DOES "SHOW not

QUESTION:

"Does "Show don't tell" also apply to love?

The bane of most writers: Show. Don't tell! Readers don't want to read a bunch of cold, impersonal descriptions telling them he said this or he saw that. They want to be IN the story; they want to walk in the character's shoes and feel his emotions and live and breathe his experiences. They don't want to read a travel guide, they want to be in the bloody guide!  

We all tend to 'tell' a lot. It's easy. We stand in front of the scene about to be played out and we describe it: He is angry, she is crying, that one over there is lying. (You get the drift.)

Showing... it involves burrowing a level deeper; not writing as an observer but living as the hero and the anti-hero and every other character wandering in. It needs emotion, movement, sound, smell, hearing, micro-expressions... the twitching of an eyebrow; nostrils flaring; a partly hidden shaky hand; a smile aimed beyond the one standing in front; an escaped tremble... in the voice.

Most of us (and I speak of Non-Fiction here) write to some measure to exorcise whatever has possessed us in our past. We also write what we know best: Our life. Our experiences- in whatever field we've chosen; our thoughts and opinions- based on what we've lived and learned. So we tend to tell more than those writing in other genres. We tell our stories.

... Got me thinking (always a dangerous thing) whether the same can be said of love. Because as I read yet another comment meant as constructive criticism advising how to "show, don't tell" I remembered this song. And a little later, I was watching a show. They were going through a rough patch:

"I love you," he'd said.

"I don't know what this means anymore," she'd replied.

"Huh," I'd thought. "It's lost meaning for her.
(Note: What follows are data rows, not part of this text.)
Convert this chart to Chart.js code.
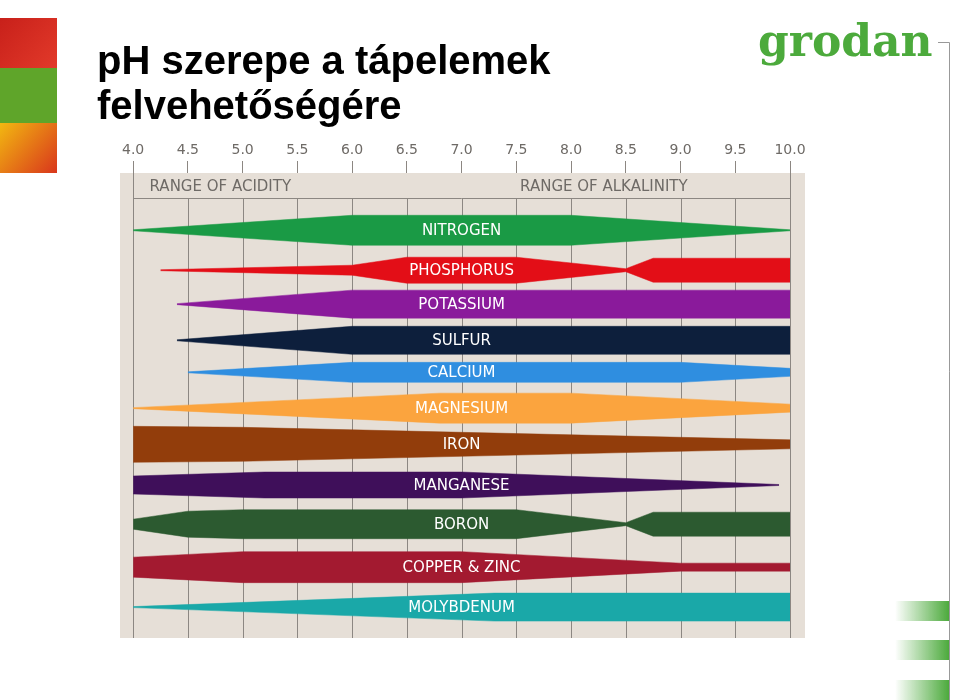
<!DOCTYPE html>
<html>
<head>
<meta charset="utf-8">
<script src="https://cdn.jsdelivr.net/npm/chart.js@4/dist/chart.umd.min.js"></script>
<style>
  html, body { margin: 0; padding: 0; background: #fff; }
  #wrap { width: 960px; height: 700px; position: relative; }
</style>
</head>
<body>
<div id="wrap"><canvas id="grafico"></canvas></div>
<script>
// pH tick labels
const phTicks = [4.0, 4.5, 5.0, 5.5, 6.0, 6.5, 7.0, 7.5, 8.0, 8.5, 9.0, 9.5, 10.0];

// nutrients (rows top to bottom)
const nutrients = ['NITROGEN', 'PHOSPHORUS', 'POTASSIUM', 'SULFUR', 'CALCIUM', 'MAGNESIUM',
  'IRON', 'MANGANESE', 'BORON', 'COPPER & ZINC', 'MOLYBDENUM'];
const colors = ['#1a9a45', '#e30e17', '#8a1a9b', '#0d1f3c', '#2f8ee0', '#fba43e',
  '#923d0b', '#3f0f5a', '#2c5a30', '#a31a30', '#1aa8a8'];
// row centre of each nutrient (row units)
const rowCenters = [0, 1.06, 1.96, 2.92, 3.77, 4.72, 5.68, 6.76, 7.80, 8.94, 10.0];

// band profile: pH points and half-thickness (relative availability) at each
const phPoints = [
  [4.0, 6.0, 8.0, 10.0],
  [4.25, 6.0, 6.5, 7.5, 8.5, 8.75, 10.0],
  [4.4, 6.0, 10.0],
  [4.4, 6.0, 10.0],
  [4.5, 6.0, 9.0, 10.0],
  [4.0, 6.8, 8.0, 10.0],
  [4.0, 5.0, 10.0],
  [4.0, 5.2, 7.0, 9.9],
  [4.0, 4.5, 5.0, 7.5, 8.5, 8.75, 10.0],
  [4.0, 5.0, 7.0, 9.0, 10.0],
  [4.0, 7.3, 10.0]
];
const halfWidths = [
  [0.5, 15, 15, 0.5],
  [0.5, 5, 13, 13, 1.5, 12, 12],
  [0.5, 14, 14],
  [0.5, 14, 14],
  [0.5, 10, 10, 4],
  [0.5, 15, 15, 4],
  [18, 17, 4.5],
  [9, 13, 13, 0.5],
  [5, 13, 14.5, 14.5, 1.5, 12, 12],
  [10, 15.5, 15.5, 4, 4],
  [0.5, 14, 14]
];

const ROW = 37.7; // px per row, converts half widths to row units

const datasets = [];
nutrients.forEach((n, i) => {
  const cy = rowCenters[i];
  const up = phPoints[i].map((x, j) => ({ x: x, y: cy - halfWidths[i][j] / ROW }));
  const lo = phPoints[i].map((x, j) => ({ x: x, y: cy + halfWidths[i][j] / ROW }));
  datasets.push({ label: n, data: up, borderColor: colors[i], borderWidth: 0.5, pointRadius: 0,
    backgroundColor: colors[i], fill: '+1', tension: 0 });
  datasets.push({ label: n + ' lo', data: lo, borderColor: colors[i], borderWidth: 0.5, pointRadius: 0,
    backgroundColor: colors[i], fill: false, tension: 0 });
});

const decor = {
  id: 'decor',
  beforeDatasetsDraw(chart) {
    const c = chart.ctx, a = chart.chartArea, xs = chart.scales.x, ys = chart.scales.y;
    // beige background
    c.save();
    c.fillStyle = '#e6dfd7';
    c.fillRect(a.left, a.top, a.right - a.left, a.bottom - a.top);
    const hy = Math.round(ys.getPixelForValue(-0.85)) + 0.5;
    c.strokeStyle = '#8c8782';
    c.lineWidth = 1;
    c.beginPath();
    c.moveTo(xs.getPixelForValue(4), hy); c.lineTo(xs.getPixelForValue(10), hy);
    phTicks.forEach(t => {
      const px = Math.round(xs.getPixelForValue(t)) + 0.5;
      const top = (t === 4 || t === 10) ? a.top : hy;
      c.moveTo(px, top); c.lineTo(px, a.bottom);
    });
    c.stroke();
    c.fillStyle = '#6e6a66';
    c.font = '15px "DejaVu Sans"';
    c.textBaseline = 'middle';
    c.textAlign = 'left';
    c.fillText('RANGE OF ACIDITY', xs.getPixelForValue(4.15), ys.getPixelForValue(-1.14));
    c.textAlign = 'center';
    c.fillText('RANGE OF ALKALINITY', xs.getPixelForValue(8.3), ys.getPixelForValue(-1.14));
    c.restore();

    // page decorations
    c.save();
    c.fillStyle = '#000';
    c.font = 'bold 40px "Liberation Sans"';
    c.textAlign = 'left';
    c.textBaseline = 'alphabetic';
    c.fillText('pH szerepe a tápelemek', 97, 74);
    c.fillText('felvehetőségére', 97, 119);
    // thumbnail
    let g = c.createLinearGradient(0, 18, 57, 68);
    g.addColorStop(0, '#c8201a'); g.addColorStop(1, '#e23a2a');
    c.fillStyle = g; c.fillRect(0, 18, 57, 50);
    c.fillStyle = '#5fa52a'; c.fillRect(0, 68, 57, 55);
    g = c.createLinearGradient(0, 123, 57, 173);
    g.addColorStop(0, '#f2b811'); g.addColorStop(1, '#d9361c');
    c.fillStyle = g; c.fillRect(0, 123, 57, 50);
    // logo
    c.fillStyle = '#4caa3c';
    c.font = 'bold 44px "DejaVu Serif"';
    c.fillText('grodan', 758, 56);
    c.strokeStyle = '#999'; c.lineWidth = 1;
    c.beginPath(); c.moveTo(938, 42.5); c.lineTo(949.5, 42.5); c.lineTo(949.5, 700); c.stroke();
    [601, 640, 680].forEach(y => {
      const gg = c.createLinearGradient(895, 0, 949, 0);
      gg.addColorStop(0, 'rgba(76,170,60,0)'); gg.addColorStop(1, '#4caa3c');
      c.fillStyle = gg; c.fillRect(895, y, 54, 20);
    });
    c.restore();
  },
  afterDatasetsDraw(chart) {
    const c = chart.ctx, xs = chart.scales.x, ys = chart.scales.y;
    c.save();
    c.fillStyle = '#fff';
    c.font = '15px "DejaVu Sans"';
    c.textAlign = 'center';
    c.textBaseline = 'middle';
    nutrients.forEach((n, i) => c.fillText(n, xs.getPixelForValue(7.0), ys.getPixelForValue(rowCenters[i]) + 1));
    c.restore();
  }
};

new Chart(document.getElementById('grafico'), {
  type: 'line',
  data: { datasets: datasets },
  plugins: [decor],
  options: {
    responsive: true,
    maintainAspectRatio: false,
    animation: false,
    layout: { padding: { left: 120, right: 155, top: 140, bottom: 62 } },
    plugins: { legend: { display: false }, tooltip: { enabled: false } },
    scales: {
      x: {
        type: 'linear', position: 'top', min: 3.88, max: 10.137,
        afterBuildTicks: s => { s.ticks = phTicks.map(v => ({ value: v })); },
        afterFit: s => { s.height = 33; },
        border: { display: false },
        grid: { drawOnChartArea: false, drawTicks: true, tickLength: 12, color: '#8c8782' },
        ticks: { color: '#6e6a66', font: { family: 'DejaVu Sans', size: 14 }, padding: 2,
          callback: v => Number(v).toFixed(1) }
      },
      y: { type: 'linear', reverse: true, min: -1.52, max: 10.82, display: false }
    }
  }
});
</script>
</body>
</html>
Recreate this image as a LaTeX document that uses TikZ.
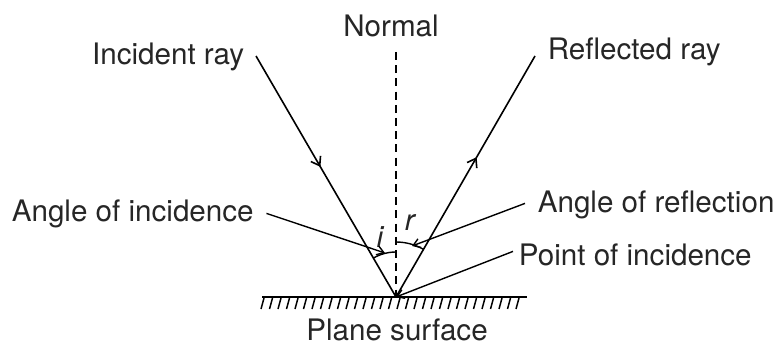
\documentclass[tikz,border=0pt]{standalone}
\usepackage{fontspec}
\setmainfont{TeX Gyre Heros}
\usetikzlibrary{arrows.meta,positioning,decorations.markings}

\begin{document}
\begin{tikzpicture}[
  x=0.5pt,y=0.5pt,
  >={Straight Barb[length=3.4pt,width=4.6pt]},
  line width=0.8pt,
  lbl/.style={font=\fontsize{14.8}{18}\selectfont,inner sep=0pt,text=black!85},
  sym/.style={lbl,font=\fontsize{14.8}{18}\selectfont\itshape},
  ray/.style={postaction={decorate},decoration={markings,
    mark=at position #1 with {\arrow{Straight Barb[length=4pt,width=5.6pt]}}}},
  leader/.style={->,line width=0.7pt},
  normal/.style={dash pattern=on 4pt off 2.6pt,line width=0.75pt}
]
  \useasboundingbox (0,0) rectangle (780,-347);

  % mirror, normal and point of incidence
  \coordinate (O) at (396,-297);
  \coordinate (ntop) at (396,-52);
  \coordinate (sleft) at (262,-297);
  \coordinate (sright) at (527,-297);
  \coordinate (istart) at (256,-56);
  \coordinate (rend) at (535,-56);

  \draw (sleft) -- (sright);
  \foreach \x in {264,272.5,...,527}
    \draw[line width=0.75pt] (\x,-298) -- (\x-3,-309);
  \draw[normal] (ntop) -- (O);

  % rays
  \draw[ray=0.46] (istart) -- (O);
  \draw[ray=0.58] (O) -- (rend);

  % angles
  \draw[line width=0.7pt] (O) ++(90:45) arc[start angle=90,end angle=120.3,radius=45];
  \draw[line width=0.7pt] (O) ++(90:55) arc[start angle=90,end angle=59.8,radius=55];
  \node[sym,anchor=base] (iang) at (380,-247) {i};
  \node[sym,anchor=base west] (rang) at (404,-230) {r};

  % labels
  \node[lbl,anchor=base] (normallbl) at (391,-37) {Normal};
  \node[lbl,anchor=base east] (inclbl) at (245,-65) {Incident ray};
  \node[lbl,anchor=base west] (refllbl) at (547,-60) {Reflected ray};
  \node[lbl,anchor=base west] (angilbl) at (11,-221) {Angle of incidence};
  \node[lbl,anchor=base west] (anglbl) at (537,-213) {Angle of reflection};
  \node[lbl,anchor=base west] (pointlbl) at (518,-265) {Point of incidence};
  \node[lbl,anchor=base] (planelbl) at (397,-340) {Plane surface};

  % leaders
  \coordinate (itip) at (385,-253);
  \coordinate (rtip) at (412,-246);
  \draw[leader] (angilbl.east) ++(12,0) coordinate (ifoot) -- (itip);
  \draw[leader] (anglbl.west) ++(-12,2) coordinate (rfoot) -- (rtip);
  \draw[leader] (pointlbl.west) ++(-5,3) coordinate (pfoot) -- (O);
\end{tikzpicture}
\end{document}
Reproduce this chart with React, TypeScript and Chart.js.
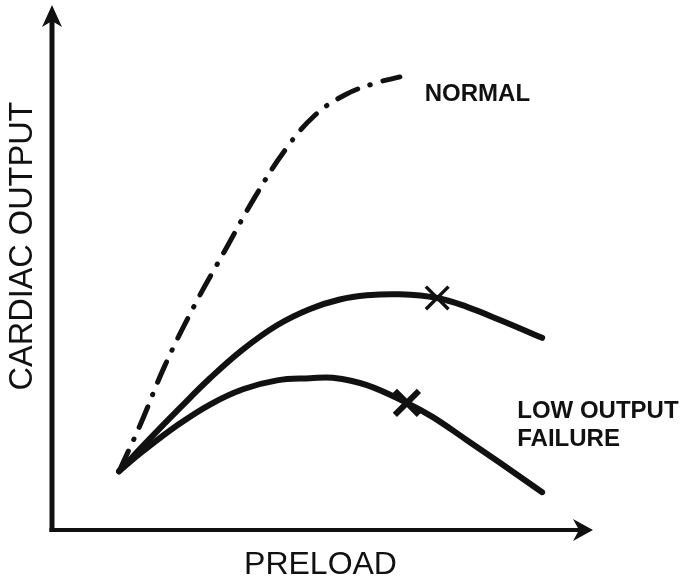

He should have/could have..." And off I went, creating my own scenario. The song in the background.

(That's how my mind works. It ties random things.)

Do we tell more than we show in love?

What if we removed the words "I love you" from everyone's vocabulary? What would happen then?

Saying "I love you" is easy. You feel it, you say it. It is also a 'blanket term' covering everything from surprise, to gratitude, to admittance, to understanding to unfairness, to regret. It can be tacked on at the beginning or as an afterthought at the end. It can occupy what should have been a big chunk of words- in the middle.

But if we take the phrase away, pretend it doesn't exist? How would we then... say "I love you"?

We'd have to show. We'd have to somehow make the other person feel what we were feeling that moment.

I remember writing once, "Away from you, I can't breathe." And wondering: "Does he understand what I mean?"

"I love you," he'd said.

I know he'd meant by this he felt for the distance between us and the many obstacles within it. I know he'd said it to comfort me. Or do I?

Do I?

What if he didn't have those words to use? What other ones would he have found within him to respond to me? In fact- how was he feeling as he said them? Was he even responding to me or affirming something within himself? What did this  particular"I love you" mean? (Could I be wrong in my interpreting?)

I'll never know. That, there, is the trouble with telling, writers.

"He snuck a peek into the room and saw that she was crying. He shut the door. It was over."

Ye, hold up! Unless you're trying for absolute abstract minimalism here or this is your story's final line... what the hell do you mean? Crying as in a single tear escaping the corner of her eye yet her lips smiling at the picture of another in her hand, or, as in her head was lowered and teardrops were leaving tiny wet impressions on the fabric of her dress; her hands clutching his now-crumpled note, or, as in her shoulders shook and her tear-filled eyes stared not at him but at the window; the light causing refraction; myriad tiny exquisite rainbows playing on her faraway face...

Or...

"saw"... (See my problem here? ) Yes, he saw but what does this mean? Did his eyes linger on her for a moment and a cloud of despair descend, his eyes shutting tight in response; closing out the sight of her, or, did he startle, expecting to find her alone and instead confronting what she'd been hiding, or, did his shaking hand grip the handle in anger, the sight of her tears further testament of her betrayal, or, had her face never looked so peaceful, despite the tears, and he felt that tug of regret, at the core of him... 

Which is it? Don't shut that door without me knowing!

"I love you."

Taken in the above context, what does this mean? What is it replacing that we will never know about?


How do you fare? Do you tell more than you show?